②自ら望むタイミングで不動産を売却して資金調達をすることができる。

③低利の資金調達ができる。(上記アセットファイナンス参照)

◇デット投資家(金融機関等)とエクイティ投資家にとってのメリット

デット投資家(金融機関等)とエクイティ投資家にとってのメリットを説明していきます。

デット投資家にとってのメリットは下記の2点です。

①投資家の選好に合う不動産証券化商品が供給される。

これまで投資家といえば、債券などの金融商品に投資をするイメージでした。例えば、長期保有国債とか株式等は金融商品の代表例ではないでしょうか。

しかし、不動産といえば、個別性が強く、さらに不動産特有の専門知識も必要になってきます。

したがって、投資家にとって不動産に投資をするということは、ハードルが高いものだったのです。

そこで、不動産を証券という金融商品にすることによって投資家の選好に合うようになり、投資家の幅が広がることとなったのです。

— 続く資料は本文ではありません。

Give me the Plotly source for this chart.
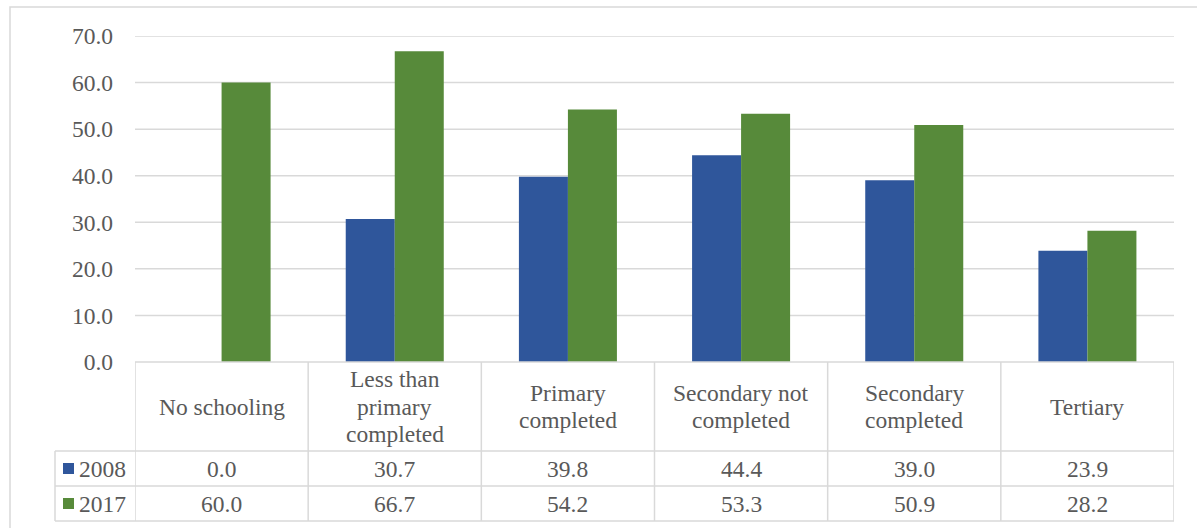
import plotly.graph_objects as go

# ---- data -------------------------------------------------------------
categories = [
    "No schooling",
    "Less than<br>primary<br>completed",
    "Primary<br>completed",
    "Secondary not<br>completed",
    "Secondary<br>completed",
    "Tertiary",
]
series_names = ["2008", "2017"]
values_2008 = [0.0, 30.7, 39.8, 44.4, 39.0, 23.9]
values_2017 = [60.0, 66.7, 54.2, 53.3, 50.9, 28.2]
y_tick_values = [0, 10, 20, 30, 40, 50, 60, 70]
y_tick_labels = ["0.0", "10.0", "20.0", "30.0", "40.0", "50.0", "60.0", "70.0"]

# ---- style ------------------------------------------------------------
W, H = 1197, 528
M_L, M_R, M_T, M_B = 135, 23, 36, 166
FONT = "'Liberation Serif', 'Times New Roman', Times, serif"
TXT = "#595959"
GRID = "#d9d9d9"
BLUE = "#2f569b"
GREEN = "#578a3a"
FS = 23.5
LINE_H = 27.5  # header line spacing in px

plot_w = W - M_L - M_R
plot_h = H - M_T - M_B


def px_x(px):
    """page x pixel -> paper x"""
    return (px - M_L) / plot_w


def px_y(py):
    """page y pixel -> paper y"""
    return (H - M_B - py) / plot_h


n = len(categories)
xs = list(range(n))

fig = go.Figure()
fig.add_trace(go.Bar(x=xs, y=values_2008, name=series_names[0],
                     marker=dict(color=BLUE, line=dict(width=0))))
fig.add_trace(go.Bar(x=xs, y=values_2017, name=series_names[1],
                     marker=dict(color=GREEN, line=dict(width=0))))

shapes = []
annotations = []

# horizontal gridlines across the category area
for v in y_tick_values[1:]:
    shapes.append(dict(type="line", xref="x", yref="y", x0=-0.5, x1=n - 0.5,
                       y0=v, y1=v, line=dict(color=GRID, width=1.5), layer="below"))

# data table under the bars
header_bottom = px_y(451)
row1_bottom = px_y(486)
row2_bottom = px_y(521)
top = 0.0
legend_left = px_x(55)

line_style = dict(color=GRID, width=1.5)
# vertical separators between categories
for i in range(n + 1):
    shapes.append(dict(type="line", xref="x", yref="paper", x0=i - 0.5, x1=i - 0.5,
                       y0=top, y1=row2_bottom, line=line_style))
# horizontal rules of the table
shapes.append(dict(type="line", xref="paper", yref="paper", x0=0, x1=1,
                   y0=top, y1=top, line=line_style))
for yy in (header_bottom, row1_bottom, row2_bottom):
    shapes.append(dict(type="line", xref="paper", yref="paper", x0=legend_left, x1=1,
                       y0=yy, y1=yy, line=line_style))
# left edge of the series-name column
shapes.append(dict(type="line", xref="paper", yref="paper", x0=legend_left, x1=legend_left,
                   y0=header_bottom, y1=row2_bottom, line=line_style))

# outer chart frame
shapes.append(dict(type="rect", xref="paper", yref="paper", x0=px_x(10), x1=px_x(1230),
                   y0=px_y(560), y1=px_y(7), line=dict(color=GRID, width=1.5),
                   fillcolor="rgba(0,0,0,0)", layer="below"))

# header labels, one annotation per line for tight line spacing
header_mid = (top + header_bottom) / 2
for i, c in enumerate(categories):
    parts = c.split("<br>")
    m = len(parts)
    for k, part in enumerate(parts):
        dy = (k - (m - 1) / 2) * LINE_H / plot_h
        annotations.append(dict(x=i, y=header_mid - dy, xref="x", yref="paper",
                                text=part, showarrow=False, xanchor="center",
                                yanchor="middle",
                                font=dict(family=FONT, size=FS, color=TXT)))

# value rows with legend keys
rows = [(series_names[0], values_2008, BLUE, header_bottom, row1_bottom),
        (series_names[1], values_2017, GREEN, row1_bottom, row2_bottom)]
for name, vals, col, y_top, y_bot in rows:
    yc = (y_top + y_bot) / 2
    for i, v in enumerate(vals):
        annotations.append(dict(x=i, y=yc, xref="x", yref="paper", text=f"{v:.1f}",
                                showarrow=False, xanchor="center", yanchor="middle",
                                font=dict(family=FONT, size=FS, color=TXT)))
    sq = 11 / plot_h
    shapes.append(dict(type="rect", xref="paper", yref="paper",
                       x0=px_x(63), x1=px_x(74), y0=yc - sq / 2, y1=yc + sq / 2,
                       fillcolor=col, line=dict(width=0)))
    annotations.append(dict(x=px_x(77), y=yc, xref="paper", yref="paper", text=name,
                            showarrow=False, xanchor="left", yanchor="middle",
                            font=dict(family=FONT, size=FS, color=TXT)))

fig.update_layout(
    width=W, height=H,
    margin=dict(l=M_L, r=M_R, t=M_T, b=M_B, pad=0),
    paper_bgcolor="white", plot_bgcolor="white",
    barmode="group", bargap=0.434, bargroupgap=0,
    showlegend=False,
    shapes=shapes, annotations=annotations,
    font=dict(family=FONT, size=FS, color=TXT),
)
fig.update_xaxes(range=[-0.5, n - 0.5], showticklabels=False, showgrid=False,
                 zeroline=False, showline=False, ticks="", fixedrange=True)
fig.update_yaxes(range=[0, 70], tickvals=y_tick_values, ticktext=y_tick_labels,
                 showgrid=False, zeroline=False, showline=False, ticks="",
                 ticklabelstandoff=21,
                 tickfont=dict(family=FONT, size=FS, color=TXT), fixedrange=True)

fig.write_html("out.html", config={"displayModeBar": False})
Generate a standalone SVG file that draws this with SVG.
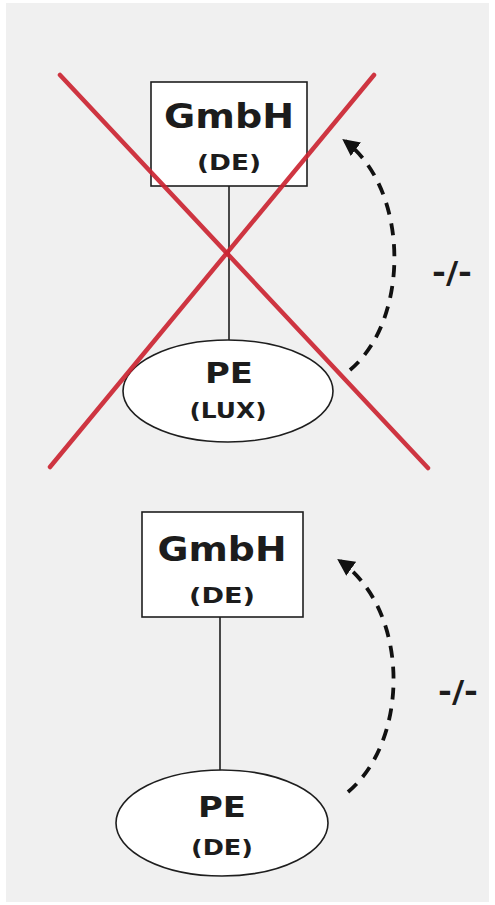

②オリジネーターの信用リスクから切り離された投資が可能となる。

不動産証券化を行わず、通常のどおり、会社が現物不動産を保有している場合、不動産に対して抵当権を設定したとしても、会社が倒産してしまえば、破綻処理手続きによっては、必ずしも担保不動産を処分して資金回収ができるわけではありません。

しかし、不動産を証券化する(SPCに担保不動産を拠出し、そのSPCに融資等を行う)ことで、「倒産隔離」をすることができます。要は、オリジネーターが破たんしたとしても、SPCとは切り離されているので、SPCが保有している不動産に破綻手続きの影響が及ばないのです。

次に、エクイティ投資家にとってのメリットを説明していきます。

エクイティ投資家にとってのメリットは、現物不動産に投資しなくても、現物不動産に投資することに近いリターンを得ることができるのです。

また、現物不動産の場合、額が大きいことが多いため、必ずしも単独で投資できるとは限りません。

しかし、不動産の証券化をすることによって、不動産投資が間接的に小口投資となるため、投資家の幅が広がったといえるのです。

以上が不動産の証券化のメリットです。今後も不動産についていろいろ解説していきますので、よろしくお願いします。